Prysmian, missione in Europa: troppa fibra cinese sottocosto
L’ad Battista: garantire qualità e sicurezza. A rischio l’impianto di Battipaglia
ROMA Meno di quattro dollari a chilometro è il prezzo all’ingrosso della stesura della fibra ottica da parte degli operatori cinesi, «i cui prodotti ormai invaso i mercati mondiali e non è un mistero che siano sussidiate dal governo di Pechino». È un prezzo inferiore al costo di produzione dell’italiana Prysmian, che la fibra la produce nell’impianto di Battipaglia — 500 addetti, considerato l’indotto — ad un costo più alto a chilometro incorporando le spese per il personale e il conto energetico che incidono per il 40%. I maggiori committenti sono Tim ed Open Fiber che hanno il compito (e l’ambizione) di coprire l’ultimo miglio della rete Internet, quello dagli «armadietti» alle case. Eppure la fibra cinese «rischia di essere di qualità insufficiente e troppo sensibile alla piegatura», denuncia Valerio Battista, che Prysmian la guida da anni. Una volta piegata «il segnale rischia di tracimare, di essere captato da un recettore», di convertirsi in una possibile finestra d’accesso per le comunicazioni Internet.
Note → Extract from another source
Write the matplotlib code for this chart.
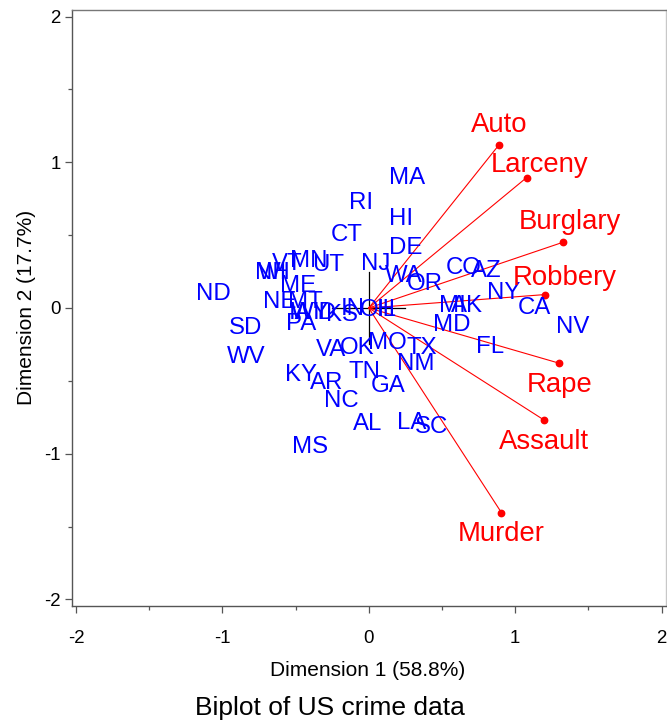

Ci sono 3,6 miliardi agganciati ai fondi europei del Pnrr per lo sviluppo della banda ultra-larga fino al 2026. E per metterli a terra ci sono da stendere i bandi di gara Infratel. Spiega Battista che «senza copiare il modello francese rischiamo di appaltare per intero l’infrastruttura ai cinesi e di mettere a rischio anche il futuro dello stabilimento campano alle prese con un altro aumento di capitale». Quel sito d’altronde perde 10 milioni all’anno. Vende al mercato italiano solo 500mila chilometri di fibra all’anno sugli 8 milioni complessivi. Parigi — sensibile alla propria sovranità digitale — però è già intervenuta, tramite l’Agcom francese, imponendo requisiti specifici per la fibra ottica da utilizzare. Scegliendola di qualità A2, insensibile alla piegatura quindi sicura perché protegge dalle incursioni esterne. È la fibra che produce anche Prysmian, che ha ereditato la storica tradizione europea anche grazie all’acquisizione dell’olandese Draka e ad un variegato portafoglio di brevetti. Sul segmento dei cavi sottomarini, per l’energia e appunto le telecomunicazioni, è leader mondiale. Peccato che Prysmian si sia convertita in una sorta di «linea Maginot» dall’invasione cinese di fibra ottica. La Commissione Ue da tempo è stata investita del tema: cioè della necessità di applicare dazi anti-dumping alle forniture cinesi in Europa. Perché hanno economie di scala inarrivabili per chiunque altro e in più arrivano sul mercato con un prezzo inferiore al costo di produzione. La Cina ha imposto da anni forti dazi ai produttori europei, mentre una misura analoga da parte della Ue è arrivata solo quest’anno e solo per i cavi e non per le fibre. Ma quel che preme a Battista è che l’Italia non diventi territorio di conquista cinese oltre quello che già è. Il mercato italiano è destinato ad esplodere con l’avvio del piano ad 1 giga con i milioni di chilometri di fibra ancora da stendere. «Non ci sentiamo di investire sul Paese senza avere la sicurezza che si tratta di risorse che non producono ulteriori perdite», spiega Battista, al timone di una public company quotata e con una pletora di investitori istituzionali nel suo capitale. È un grido d’allarme che investe il ministero dello Sviluppo economico guidato da Giancarlo Giorgetti e dell’Innovazione digitale diretto da Vittorio Colao. E riguarda anche le politiche industriali.
Stendere fibra di bassa qualità è anche una politica di corto respiro. Perché va incontro ad obsolescenza, necessita di maggiori manutenzioni. Col rischio di dover essere re-installata a distanza di pochi anni. «Non si tratta di dover preferire prodotti italiani — spiega il top manager — ma di assicurare condizioni per poter competere ad un’intera filiera industriale».